- Developer(s): Firefly Studios
- Publisher(s): Gamecock Media Group
- Writer(s): Rhianna Pratchett
- Engine: Trinigy
- Platform(s): Microsoft Windows, Xbox 360
- Release: Cancelled
- Genre(s): Role-playing
- Mode(s): Single-player

= Dungeon Hero =

Cancelled video game

Dungeon Hero was a role-playing video game under development by Firefly Studios. It had been in development for several years and had been scheduled to be released in 2009 for Microsoft Windows and Xbox 360. Originally being published by Gamecock Media Group until they were bought out by SouthPeak Games in October 2008. Firefly Studios announced that the title was originally put 'on hold', before being cancelled.

==Gameplay==
Dungeon Hero featured strategic hack-and-slash gameplay with role-playing game (RPG) elements.
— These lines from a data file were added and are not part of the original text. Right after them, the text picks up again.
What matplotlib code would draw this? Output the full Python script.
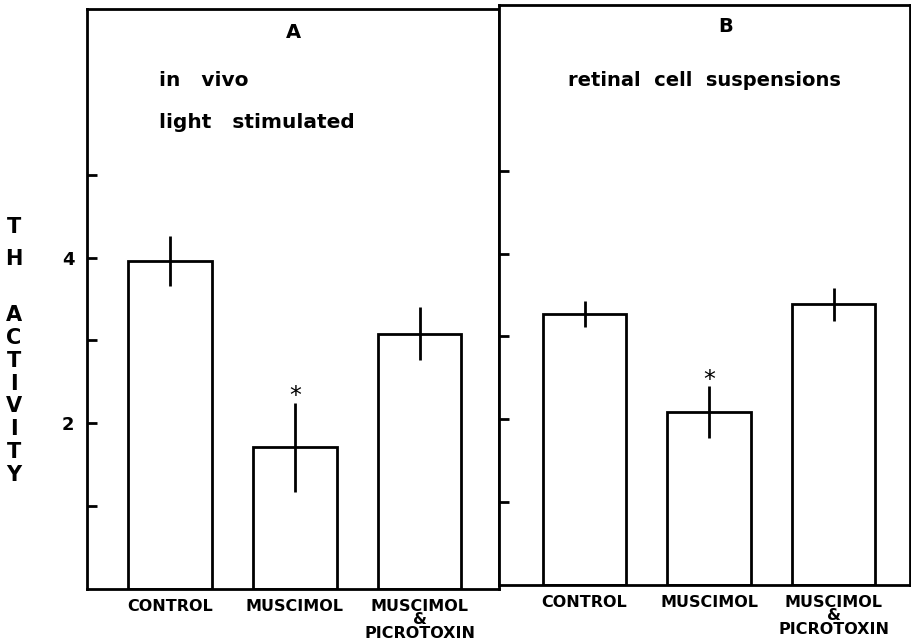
import matplotlib
matplotlib.use("Agg")
import matplotlib.pyplot as plt

# TH activity per treatment group
groups = ["CONTROL", "MUSCIMOL", "MUSCIMOL\n&\nPICROTOXIN"]
in_vivo_mean = [3.96, 1.71, 3.08]
in_vivo_err = [0.30, 0.54, 0.32]
suspension_mean = [3.27, 2.09, 3.39]
suspension_err = [0.16, 0.31, 0.20]
significant = [False, True, False]

plt.rcParams['font.family'] = ['DejaVu Sans']
plt.rcParams['font.weight'] = 'bold'

fig = plt.figure(figsize=(9.12, 6.44), dpi=100)
W, H = 912.0, 644.0


def px(x, y):
    # pixel position (from top-left) to figure fraction
    return x / W, 1 - y / H


# panel boxes in pixel coordinates: left, top, right, bottom
ax_a = fig.add_axes([87 / W, 1 - 589 / H, (499 - 87) / W, (589 - 9) / H])
ax_b = fig.add_axes([499 / W, 1 - 585 / H, (910 - 499) / W, (585 - 5) / H])

LW = 2.0


def draw_panel(ax, means, errs, xlim):
    x = list(range(len(means)))
    ax.bar(x, means, width=0.67, facecolor='white', edgecolor='black',
           linewidth=LW, zorder=2)
    ax.errorbar(x, means, yerr=errs, fmt='none', ecolor='black',
                elinewidth=LW, capsize=0, zorder=3)
    for xi, m, e, sig in zip(x, means, errs, significant):
        if sig:
            ax.annotate('*', (xi, m + e), xytext=(0, -4), textcoords='offset points',
                        ha='center', va='bottom', fontsize=17, fontweight='normal')
    ax.set_xlim(*xlim)
    ax.set_ylim(0, 7)
    ax.set_xticks(x)
    ax.set_xticklabels(groups, fontsize=11.5, fontweight='bold', linespacing=0.88,
                       va='top')
    ax.tick_params(axis='x', length=0, pad=7)
    ax.set_yticks([1, 2, 3, 4, 5])
    ax.tick_params(axis='y', direction='in', length=7, width=LW, pad=9,
                   labelsize=13)
    for sp in ax.spines.values():
        sp.set_linewidth(LW)


draw_panel(ax_a, in_vivo_mean, in_vivo_err, (-0.664, 2.636))
ax_a.set_yticklabels(['', '2', '', '4', ''], fontweight='bold')

draw_panel(ax_b, suspension_mean, suspension_err, (-0.687, 2.614))
ax_b.set_yticklabels([])

# panel headings
fig.text(*px(293, 32), 'A', fontsize=14, fontweight='bold', ha='center', va='center')
fig.text(*px(159, 80), 'in   vivo', fontsize=14.5, fontweight='bold', ha='left', va='center')
fig.text(*px(159, 122), 'light   stimulated', fontsize=14.5, fontweight='bold',
         ha='left', va='center')
fig.text(*px(726, 27), 'B', fontsize=14, fontweight='bold', ha='center', va='center')
fig.text(*px(568, 80), 'retinal  cell  suspensions', fontsize=14, fontweight='bold',
         ha='left', va='center')

# stacked vertical axis label
fig.text(*px(14, 243), '\n'.join('TH'), fontsize=15, fontweight='bold',
         ha='center', va='center', linespacing=1.73)
fig.text(*px(14, 395), '\n'.join('ACTIVITY'), fontsize=15, fontweight='bold',
         ha='center', va='center', linespacing=1.17)

fig.savefig('out.png', dpi=100)
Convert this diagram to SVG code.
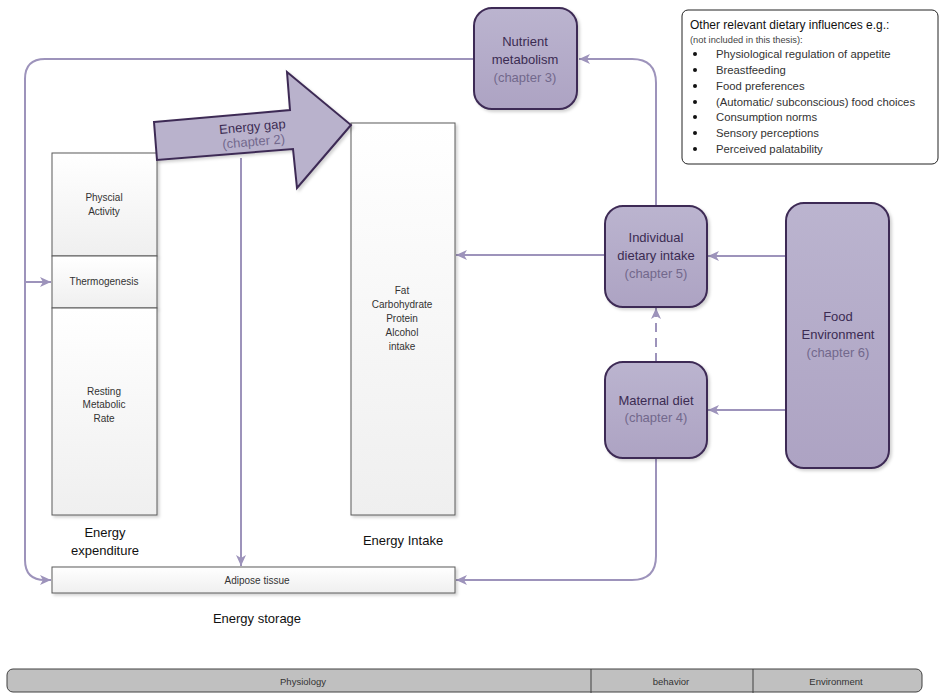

The game took place in a retro-modern world during a massive war. Most of the game took place above ground fighting for the goblin cause. The beginning of the game was placed in one of the goblin's fortified locations, or dungeon, where a goblin hospital has been set up. The task of the player was to help the goblins win their war in exchange for your freedom.

==Plot==
The player is a Mercenary and has come across a goblin city, looking for treasure. However, the goblin city is under attack and the goblins hire the mercenary to help them. As the mercenary, you must help the goblins defend their home from hordes of enemies.